PROBLEM TO SOLVE
Please copy the lines below exactly, from the first one through the line showing "(busR) at (763,146);".

··· INFORMATION PROVIDED ···

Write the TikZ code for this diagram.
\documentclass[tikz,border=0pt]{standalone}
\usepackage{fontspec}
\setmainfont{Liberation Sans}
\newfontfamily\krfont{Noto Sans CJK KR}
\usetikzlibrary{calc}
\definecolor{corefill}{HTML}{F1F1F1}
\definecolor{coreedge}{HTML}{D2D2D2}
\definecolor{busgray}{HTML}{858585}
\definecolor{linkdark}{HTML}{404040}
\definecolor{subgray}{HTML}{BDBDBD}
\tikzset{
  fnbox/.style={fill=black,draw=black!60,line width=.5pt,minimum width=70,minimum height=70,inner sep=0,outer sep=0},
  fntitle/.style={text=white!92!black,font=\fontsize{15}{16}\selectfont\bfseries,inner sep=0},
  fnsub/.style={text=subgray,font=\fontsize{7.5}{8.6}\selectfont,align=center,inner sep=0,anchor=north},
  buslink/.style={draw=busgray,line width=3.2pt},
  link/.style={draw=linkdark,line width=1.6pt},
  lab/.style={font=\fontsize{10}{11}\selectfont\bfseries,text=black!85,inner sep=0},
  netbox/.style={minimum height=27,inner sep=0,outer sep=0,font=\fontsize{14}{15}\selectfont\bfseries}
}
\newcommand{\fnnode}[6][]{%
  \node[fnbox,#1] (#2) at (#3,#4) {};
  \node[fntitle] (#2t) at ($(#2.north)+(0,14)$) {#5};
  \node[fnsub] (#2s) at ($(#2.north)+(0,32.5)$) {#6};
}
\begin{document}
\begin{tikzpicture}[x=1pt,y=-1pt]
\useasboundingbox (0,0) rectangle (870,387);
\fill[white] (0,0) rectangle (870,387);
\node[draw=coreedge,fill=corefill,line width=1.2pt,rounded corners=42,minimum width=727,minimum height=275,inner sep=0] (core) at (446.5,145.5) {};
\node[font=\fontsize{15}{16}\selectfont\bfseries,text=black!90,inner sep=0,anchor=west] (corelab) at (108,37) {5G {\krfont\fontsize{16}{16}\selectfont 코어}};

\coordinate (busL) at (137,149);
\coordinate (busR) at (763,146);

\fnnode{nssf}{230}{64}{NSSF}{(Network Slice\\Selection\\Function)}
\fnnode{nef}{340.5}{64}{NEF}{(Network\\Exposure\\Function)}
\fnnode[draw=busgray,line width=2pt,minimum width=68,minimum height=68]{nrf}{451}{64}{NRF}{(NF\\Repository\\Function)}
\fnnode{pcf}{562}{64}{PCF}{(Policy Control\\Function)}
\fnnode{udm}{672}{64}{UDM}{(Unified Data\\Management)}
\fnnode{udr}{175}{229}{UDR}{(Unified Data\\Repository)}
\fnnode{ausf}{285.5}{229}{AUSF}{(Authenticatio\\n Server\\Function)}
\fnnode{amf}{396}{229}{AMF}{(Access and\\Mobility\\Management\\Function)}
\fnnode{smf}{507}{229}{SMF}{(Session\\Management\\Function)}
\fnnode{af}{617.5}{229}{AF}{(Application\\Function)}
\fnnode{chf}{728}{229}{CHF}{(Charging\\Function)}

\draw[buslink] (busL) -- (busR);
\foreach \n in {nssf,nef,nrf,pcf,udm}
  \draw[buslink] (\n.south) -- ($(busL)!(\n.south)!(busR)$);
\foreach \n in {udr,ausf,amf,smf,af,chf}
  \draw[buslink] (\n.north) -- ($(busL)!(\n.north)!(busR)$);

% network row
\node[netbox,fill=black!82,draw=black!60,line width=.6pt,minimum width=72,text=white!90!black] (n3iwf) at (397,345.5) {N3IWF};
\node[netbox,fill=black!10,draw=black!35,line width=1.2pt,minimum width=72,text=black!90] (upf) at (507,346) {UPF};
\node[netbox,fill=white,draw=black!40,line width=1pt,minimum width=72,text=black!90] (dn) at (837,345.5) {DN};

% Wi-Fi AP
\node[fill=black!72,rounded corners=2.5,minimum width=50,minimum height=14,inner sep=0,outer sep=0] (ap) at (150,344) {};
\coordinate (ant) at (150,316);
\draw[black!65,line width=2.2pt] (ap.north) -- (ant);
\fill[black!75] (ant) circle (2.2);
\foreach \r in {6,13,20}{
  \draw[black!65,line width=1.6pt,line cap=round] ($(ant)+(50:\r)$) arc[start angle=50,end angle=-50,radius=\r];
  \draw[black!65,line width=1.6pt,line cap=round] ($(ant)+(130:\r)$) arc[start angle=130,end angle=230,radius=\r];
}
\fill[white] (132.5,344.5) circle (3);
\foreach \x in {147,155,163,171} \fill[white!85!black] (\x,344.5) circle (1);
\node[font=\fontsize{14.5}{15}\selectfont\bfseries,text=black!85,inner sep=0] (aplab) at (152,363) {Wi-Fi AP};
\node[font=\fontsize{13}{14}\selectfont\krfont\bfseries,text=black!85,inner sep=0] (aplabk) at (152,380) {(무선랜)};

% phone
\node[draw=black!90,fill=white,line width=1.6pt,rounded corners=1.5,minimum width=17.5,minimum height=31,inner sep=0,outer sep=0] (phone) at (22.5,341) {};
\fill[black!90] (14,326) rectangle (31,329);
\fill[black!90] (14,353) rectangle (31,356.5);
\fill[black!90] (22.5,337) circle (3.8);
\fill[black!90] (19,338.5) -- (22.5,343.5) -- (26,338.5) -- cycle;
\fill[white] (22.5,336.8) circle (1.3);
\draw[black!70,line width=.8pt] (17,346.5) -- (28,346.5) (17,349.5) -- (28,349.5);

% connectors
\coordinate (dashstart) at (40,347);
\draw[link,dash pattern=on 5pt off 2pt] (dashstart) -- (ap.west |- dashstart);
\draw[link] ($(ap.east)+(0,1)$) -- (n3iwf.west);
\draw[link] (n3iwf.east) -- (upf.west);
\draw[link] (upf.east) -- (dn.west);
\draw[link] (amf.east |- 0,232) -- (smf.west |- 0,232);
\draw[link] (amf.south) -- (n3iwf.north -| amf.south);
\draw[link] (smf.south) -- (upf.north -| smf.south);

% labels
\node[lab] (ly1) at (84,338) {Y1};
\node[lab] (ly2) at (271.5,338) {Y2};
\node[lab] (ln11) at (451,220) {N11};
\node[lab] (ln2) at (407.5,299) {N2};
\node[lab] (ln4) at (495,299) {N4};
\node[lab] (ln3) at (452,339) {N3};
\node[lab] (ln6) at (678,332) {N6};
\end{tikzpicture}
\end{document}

···

COMPLETE ANSWER
Write the TikZ code for this diagram.
\documentclass[tikz,border=0pt]{standalone}
\usepackage{fontspec}
\setmainfont{Liberation Sans}
\newfontfamily\krfont{Noto Sans CJK KR}
\usetikzlibrary{calc}
\definecolor{corefill}{HTML}{F1F1F1}
\definecolor{coreedge}{HTML}{D2D2D2}
\definecolor{busgray}{HTML}{858585}
\definecolor{linkdark}{HTML}{404040}
\definecolor{subgray}{HTML}{BDBDBD}
\tikzset{
  fnbox/.style={fill=black,draw=black!60,line width=.5pt,minimum width=70,minimum height=70,inner sep=0,outer sep=0},
  fntitle/.style={text=white!92!black,font=\fontsize{15}{16}\selectfont\bfseries,inner sep=0},
  fnsub/.style={text=subgray,font=\fontsize{7.5}{8.6}\selectfont,align=center,inner sep=0,anchor=north},
  buslink/.style={draw=busgray,line width=3.2pt},
  link/.style={draw=linkdark,line width=1.6pt},
  lab/.style={font=\fontsize{10}{11}\selectfont\bfseries,text=black!85,inner sep=0},
  netbox/.style={minimum height=27,inner sep=0,outer sep=0,font=\fontsize{14}{15}\selectfont\bfseries}
}
\newcommand{\fnnode}[6][]{%
  \node[fnbox,#1] (#2) at (#3,#4) {};
  \node[fntitle] (#2t) at ($(#2.north)+(0,14)$) {#5};
  \node[fnsub] (#2s) at ($(#2.north)+(0,32.5)$) {#6};
}
\begin{document}
\begin{tikzpicture}[x=1pt,y=-1pt]
\useasboundingbox (0,0) rectangle (870,387);
\fill[white] (0,0) rectangle (870,387);
\node[draw=coreedge,fill=corefill,line width=1.2pt,rounded corners=42,minimum width=727,minimum height=275,inner sep=0] (core) at (446.5,145.5) {};
\node[font=\fontsize{15}{16}\selectfont\bfseries,text=black!90,inner sep=0,anchor=west] (corelab) at (108,37) {5G {\krfont\fontsize{16}{16}\selectfont 코어}};

\coordinate (busL) at (137,149);
\coordinate (busR) at (763,146);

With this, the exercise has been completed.